Boucher, 27, who has been training horses since she was sixteen, didn't own the buckskin--she was merely acting as a seller's agent for the owner. And she insists that she advised Beery to have a veterinarian check the horse.

"That's my policy," says Boucher. "Everyone who buys a horse should get it checked by a vet. But she didn't get one."

"How was I supposed to know I should get a vet check?" Beery says.
She bought the horse on March 25 and left it at Richmond Hill, with the understanding that it would be trained and trail-ready for her husband's elk hunting later in the year. "She told me the horse would be hunting this year," Beery says. "But knowing what I know now, there was just no way."

Boucher confirms that the horse was supposed to have thirty days of training. But she also says Beery was eager to take her new horse home. Beery says she was forced to take the horse earlier than she'd planned.

"I heard from a friend that the horse had gotten sick at Richmond Hill," Beery says. "When I went to look at it, it was standing out in the rain and the mud. He had lost 100 pounds. So I took him away."

She brought him to Cindy Wolfe, a trainer who leases space at Tandem Park Stables, which is outside of Conifer near Richmond Hill. Wolfe confirms that the horse appeared to have "a respiratory problem."

But the horse's illness prevented Boucher from completing its training. "She came and got it before it was ready," says Boucher. "So of course her husband jumped up on the horse and it bucked him off."

As Beery recalls, "My husband went about eight feet in the air. The horse just went wild for about five minutes."

In the meantime, Beery finally took her horse in for a vet check on May 2. The news was not good: The vet judged him to have a "high potential for arthritis." That's when the conflict between Beery and Boucher really escalated.

"[The vet] told me the horse would be completely crippled by the time he was six," Beery says. "If Julie was any kind of horse person like she's supposed to be, she had to know it was lame."

"I had told her it needed corrective shoeing, but again, she never took it to the vet," says Boucher.

"There's no way this horse could be a good trail horse," Beery says.
"He's a good trail horse," Boucher says.
"If I had known about his feet, I wouldn't have bought him. So I tried to return it to her and get my deposit back," Beery says.

But Boucher didn't want it back. "I'm not a horse trader," she says. So Beery contacted the original owners, who agreed to take the horse back--but not to refund Beery's deposit.

"I'm not a sue-happy person, but I contacted my lawyer," Beery says. "He said I could take her to small-claims court. In the meantime, he told me to try putting an ad in the local paper. I've run it for about two or three weeks. I wanted to see if I could get other people with complaints."

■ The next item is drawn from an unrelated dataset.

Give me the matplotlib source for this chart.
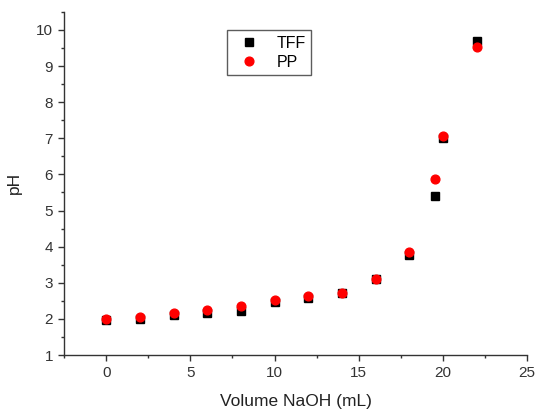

"Everything's fine with me--people are still bringing me horses to train," says Boucher. "Nobody's mad at me, because I deal with people straight."

"It's not a huge deal. But she still might be trying to sell this horse to someone else," Beery says.

"The horse has been resold, and its owner is as happy as can be," Boucher says.

"I may still sue her," Beery says. "Since I've run the ads, she has been slandering me and my husband's company, Aspen Drilling, saying we've been drilling illegal water wells. I have sworn statements from six High Country Feed customers saying that nasty things have been said against me while they were in the store."

After checking around the office, Miller has some more information about Beery's advertisement. "Well," he says, "we've gotten four phone calls. But all of them have been inquiries asking what the advertisement is about. Our own inspection records going back to June of last year show that our veterinarian found no problems during his visits to Richmond Hill.